Otherwise you may implement a new platform and then discovering that it is unable to accommodate existing data. It might require extensive additional development to do so. Discovering that during implementation, is not going to contribute to a successful deployment.
Building on where the data is coming from, how will a new system connect to existing data stores? Most replacement solutions won’t need to connect to a predecessor (although this might help with migration). But, a business intelligence tool will need to integrate with existing data sources. These could include CRM, marketing automation or web analytics platforms.
Any good modern solution will have an API to enable it to be connected with others. But, check the one you’re evaluating does and that it has the capabilities necessary.
Depending on the type of solution, its ability to provide appropriate reporting, metrics and analysis is crucial. BI, visualisation and modelling tools provide this functionality. But, check the ability of other systems like CRM, marketing automation and website management. Usually these types of tools have some functionality built-in and often it’s at the more basic end of the spectrum. Will you be able to obtain the analytics you need? Referring back to the integration point, should you consider whether it will be possible to connect a dedicated tool?
Beyond analytics, what are the data access needs for the new system? This can be thought of as determining who has access to the data? The extent of that access and any ability to download it. Applying granular privileges means that appropriate levels of access can be granted. Given to staff in particular functions, geographies and levels of seniority. Such access can also include whether data can be extracted, which should usually be restricted unless there is a strong business need.

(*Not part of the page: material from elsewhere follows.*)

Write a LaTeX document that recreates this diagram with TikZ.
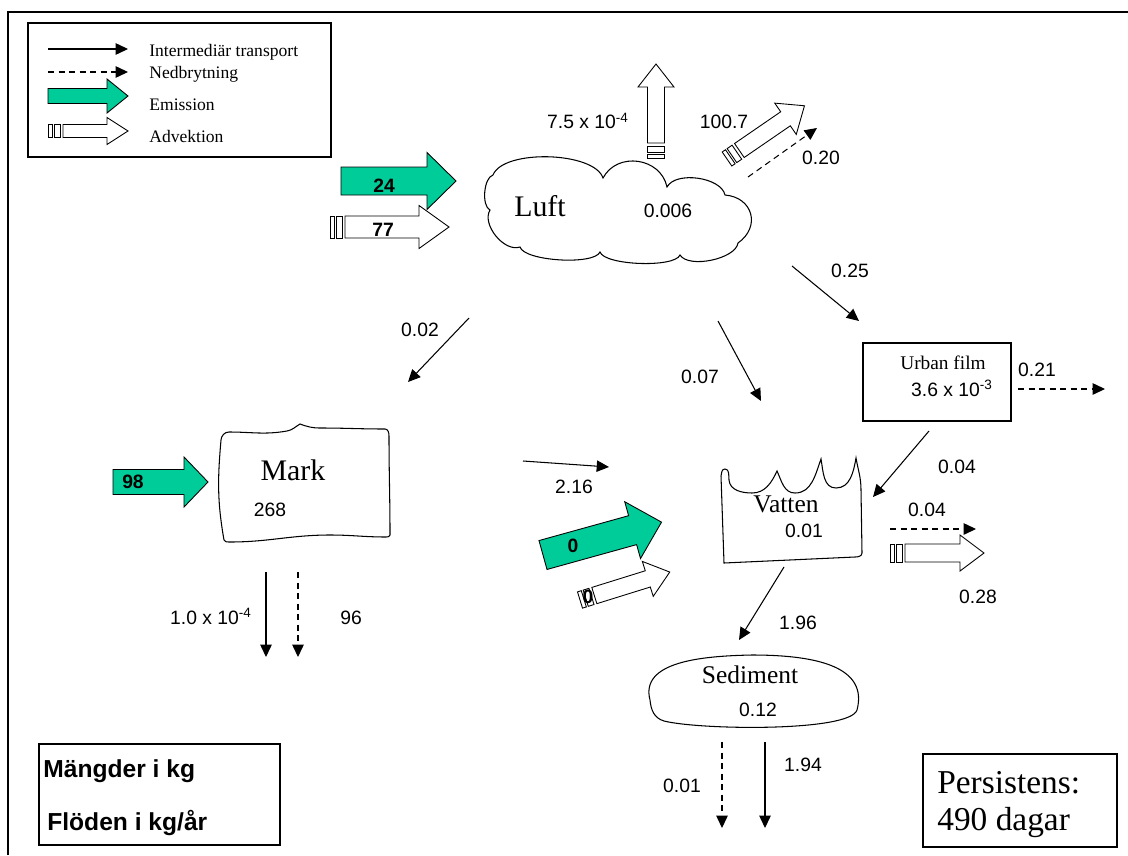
\documentclass[tikz,border=0pt]{standalone}
\usepackage{fontspec}
\setmainfont{Liberation Serif}
\setsansfont{Liberation Sans}
\usetikzlibrary{arrows.meta}

\definecolor{emgreen}{HTML}{00CC99}

% fat arrows: tail, angle, body length, head length, half body, half head
\newcommand{\emarrow}[6]{%
  \begin{scope}[shift={#1},rotate=#2]
    \filldraw[fat,fill=emgreen] (0,-#5) -- (#3,-#5) -- (#3,-#6) -- ({#3+#4},0)
      -- (#3,#6) -- (#3,#5) -- (0,#5) -- cycle;
  \end{scope}}
% tail, angle, head base, tip, half body, half head
\newcommand{\advarrow}[6]{%
  \begin{scope}[shift={#1},rotate=#2]
    \draw[fat,fill=white] (15,-#5) -- (#3,-#5) -- (#3,-#6) -- (#4,0)
      -- (#3,#6) -- (#3,#5) -- (15,#5) -- cycle;
    \draw[fat,fill=white] (0,-#5) rectangle (4,#5) (6,-#5) rectangle (12,#5);
  \end{scope}}

\begin{document}
\begin{tikzpicture}[x=0.02cm,y=-0.02cm,>={Triangle[length=7pt,width=6.5pt]},
flow/.style={->,line width=0.6pt},
degr/.style={flow,dash pattern=on 3.5pt off 2.5pt},
fat/.style={line width=0.5pt,line join=miter},
box/.style={line width=0.6pt},
num/.style={font=\sffamily\fontsize{11}{13}\selectfont,inner sep=0pt,anchor=base},
bnum/.style={num,font=\sffamily\bfseries\fontsize{11}{13}\selectfont},
comp/.style={font=\fontsize{17}{20}\selectfont,inner sep=0pt,anchor=base},
legtext/.style={font=\fontsize{10}{12}\selectfont,inner sep=0pt,anchor=base west}]

\useasboundingbox (0,0) rectangle (1128,855);
\draw[box] (8,855) -- (8,12) -- (1128,12);

% legend
\draw[box] (28,23) rectangle (331,157);
\coordinate (ls1) at (48,49);
\coordinate (ls2) at (128,49);
\coordinate (ld1) at (48,72);
\coordinate (ld2) at (128,72);
\draw[flow] (ls1) -- (ls2);
\draw[degr] (ld1) -- (ld2);
\emarrow{(48,96)}{0}{59}{21}{7.5}{17}
\advarrow{(48,131)}{0}{59}{80}{6.5}{13.5}
\node[legtext] (lt1) at (149,57) {Intermediär transport};
\node[legtext] (lt2) at (149,79) {Nedbrytning};
\node[legtext] (lt3) at (149,111) {Emission};
\node[legtext] (lt4) at (149,142) {Advektion};

% Luft
\draw[box,fill=white] (490,210) to[bend left=70,looseness=0.7] (493,175)
  to[bend left=70,looseness=0.65] (603,178)
  to[bend left=70,looseness=1.2] (667,187)
  to[bend left=70,looseness=0.8] (725,195)
  to[bend left=70,looseness=1.45] (738,243)
  to[bend left=70,looseness=0.7] (680,255)
  to[bend left=70,looseness=0.45] (600,252)
  to[bend left=70,looseness=0.47] (520,247)
  to[bend left=70,looseness=0.9] (490,210) -- cycle;
\node[comp] (luft) at (540,216) {Luft};
\node[num] (luftv) at (668,217) {0.006};

\emarrow{(341,181)}{0}{86}{29}{14}{28.5}
\node[bnum] (e24) at (384,192) {24};
\advarrow{(330,227)}{0}{89}{119}{11}{21.5}
\node[bnum] (a77) at (383,236) {77};

\advarrow{(656,158)}{90}{71}{94}{8.5}{18}
\node[num] (aup) at (588,129) {7.5 x 10\textsuperscript{-4}};
\advarrow{(727,159)}{34.5}{71}{94}{8.5}{19}
\node[num] (adg) at (724,128) {100.7};
\coordinate (n1) at (748,177);
\coordinate (n2) at (817,128);
\draw[degr] (n1) -- (n2);
\node[num] (f020) at (821,164) {0.20};

% transport from Luft
\coordinate (lu1) at (792,266);
\coordinate (lu2) at (859,321);
\draw[flow] (lu1) -- (lu2);
\node[num] (f025) at (850,277) {0.25};
\coordinate (lm1) at (469,318);
\coordinate (lm2) at (408,382);
\draw[flow] (lm1) -- (lm2);
\node[num] (f002) at (420,336) {0.02};
\coordinate (lv1) at (718,321);
\coordinate (lv2) at (761,401);
\draw[flow] (lv1) -- (lv2);
\node[num] (f007) at (700,383) {0.07};

% Urban film
\draw[box] (863,343) rectangle (1011,421);
\node[font=\fontsize{11}{13}\selectfont,inner sep=0pt,anchor=base] (urban) at (943,369) {Urban film};
\node[num] (urbanv) at (952,396) {3.6 x 10\textsuperscript{-3}};
\coordinate (u1) at (1018,389);
\coordinate (u2) at (1105,389);
\draw[degr] (u1) -- (u2);
\node[num] (f021) at (1037,376) {0.21};
\coordinate (uv1) at (929,431);
\coordinate (uv2) at (873,497);
\draw[flow] (uv1) -- (uv2);
\node[num] (f004a) at (957,473) {0.04};

% Mark
\draw[box] (224,540) to[out=100,in=-95] (221,440) to[out=85,in=180] (229,432)
  to[out=0,in=190] (287,431) to[out=10,in=-150] (300,424)
  to[out=-20,in=180] (320,428) to[out=0,in=180] (385,429)
  to[out=0,in=90] (389,436) to[out=-90,in=90] (390,535)
  to[out=-90,in=0] (386,537) to[out=180,in=0] (330,535)
  to[out=180,in=0] (230,542) to[out=180,in=-80] (224,540) -- cycle;
\node[comp] (mark) at (293,480) {Mark};
\node[num] (markv) at (270,516) {268};
\emarrow{(113,482)}{0}{71}{24}{12.5}{25}
\node[bnum] (e98) at (133,488) {98};
\coordinate (m1) at (266,572);
\coordinate (m2) at (266,657);
\coordinate (m3) at (298,572);
\coordinate (m4) at (298,657);
\draw[flow] (m1) -- (m2);
\draw[degr] (m3) -- (m4);
\node[num] (fm1) at (211,624) {1.0 x 10\textsuperscript{-4}};
\node[num] (f096) at (351,624) {96};
\coordinate (mv1) at (523,461);
\coordinate (mv2) at (609,467);
\draw[flow] (mv1) -- (mv2);
\node[num] (f216) at (574,493) {2.16};

% Vatten
\emarrow{(543,555)}{15.5}{93}{30}{15}{29.5}
\node[bnum] (e0) at (573,552) {0};
\advarrow{(580,600)}{17.3}{71}{94}{8.5}{18.3}
\node[bnum] (a0) at (588,603) {0};
\draw[box] (724,563) -- (721,476) to[out=85,in=180] (725,469)
  to[out=0,in=95] (729,480) to[out=-85,in=180] (752,493)
  to[out=0,in=-115] (777,471) to[out=-65,in=180] (795,493)
  to[out=0,in=-110] (821,459) to[out=-80,in=180] (836,488)
  to[out=0,in=-100] (856,458) to[out=-80,in=90] (861,490)
  -- (862,553) to[out=-90,in=0] (855,557) -- cycle;
\node[font=\fontsize{14.5}{17}\selectfont,inner sep=0pt,anchor=base] (vatten) at (786,512) {Vatten};
\node[num] (vattenv) at (804,537) {0.01};
\coordinate (v1) at (890,529);
\coordinate (v2) at (976,529);
\draw[degr] (v1) -- (v2);
\node[num] (f004b) at (927,516) {0.04};
\advarrow{(890,553)}{0}{70}{94}{9}{18}
\node[num] (f028) at (978,603) {0.28};
\coordinate (vs1) at (784,567);
\coordinate (vs2) at (739,640);
\draw[flow] (vs1) -- (vs2);
\node[num] (f196) at (798,629) {1.96};

% Sediment
\draw[box] (650,700) .. controls (640,662) and (700,656) .. (752,655)
  .. controls (820,655) and (868,668) .. (857,710)
  .. controls (850,732) and (700,730) .. (664,721)
  .. controls (654,718) and (651,710) .. (650,700) -- cycle;
\node[font=\fontsize{14.5}{17}\selectfont,inner sep=0pt,anchor=base] (sediment) at (750,683) {Sediment};
\node[num] (sedimentv) at (758,716) {0.12};
\coordinate (s1) at (722,742);
\coordinate (s2) at (722,828);
\coordinate (s3) at (765,742);
\coordinate (s4) at (765,828);
\draw[degr] (s1) -- (s2);
\draw[flow] (s3) -- (s4);
\node[num] (f001) at (682,792) {0.01};
\node[num] (f194) at (803,771) {1.94};

% info boxes
\draw[line width=1.3pt] (39,744) rectangle (280,845);
\node[font=\sffamily\bfseries\fontsize{14}{16}\selectfont,inner sep=0pt,anchor=base west] (unit1) at (43,777) {Mängder i kg};
\node[font=\sffamily\bfseries\fontsize{14}{16}\selectfont,inner sep=0pt,anchor=base west] (unit2) at (47,830) {Flöden i kg/år};
\draw[box] (923,754) rectangle (1117,847);
\node[font=\fontsize{19}{22}\selectfont,inner sep=0pt,anchor=base west] (pers1) at (937,793) {Persistens:};
\node[font=\fontsize{19}{22}\selectfont,inner sep=0pt,anchor=base west] (pers2) at (937,830) {490 dagar};

\end{tikzpicture}
\end{document}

These access privileges in particular are even more pertinent now due to GDPR. Security and access restrictions are a key tenet of that regulation.
5. Data governance
Management of the availability, usability, integrity and security of data throughout its lifecycle. In other words, data governance, has long been held as a crucial element in any successful system deployment. At one point, analyst firm Gartner predicted that more than 50% of CRM deployments suffered limited acceptance, if not outright failure, because of a lack of attention to data quality.
In a sense this overarches all of the data aspects previously discussed. Defining a governance framework should form the bedrock of any system deployment. As Gartner make clear, close attention should be given to data quality (“integrity”). Not only when populating a new system, but on an ongoing basis as well.
Shiny object syndrome is certainly to be avoided. But, building and maintaining a cutting edge marketing technology stack is crucial. Essential to modern marketing success. Inevitably, this is a never-complete undertaking as innovation drives new opportunities and imperatives. Central to this success though is the data that will be at the heart of almost any MarTech solution. It must not be overlooked, regardless of how dull it may seem.
Do you suffer from Shiny Object Syndrome?
Data, dull? I don’t know what you mean, Simon?! Seriously, though, many thanks for sharing a marketing technology leader’s perspective.
Having read Simon’s diagnosis, do you identify with those who get too transfixed on the technology? What could you do differently to avoid falling into the trap of Shiny Object Syndrome?
It might help to take a few minutes right now to make a quick note of your initial response to Simon’s 5 key points. That should give you a checklist to help hone your own priorities.
Best wishes with identifying where you should invest in your Marketing Technology. Let us know if you change your mind as a result of this advice.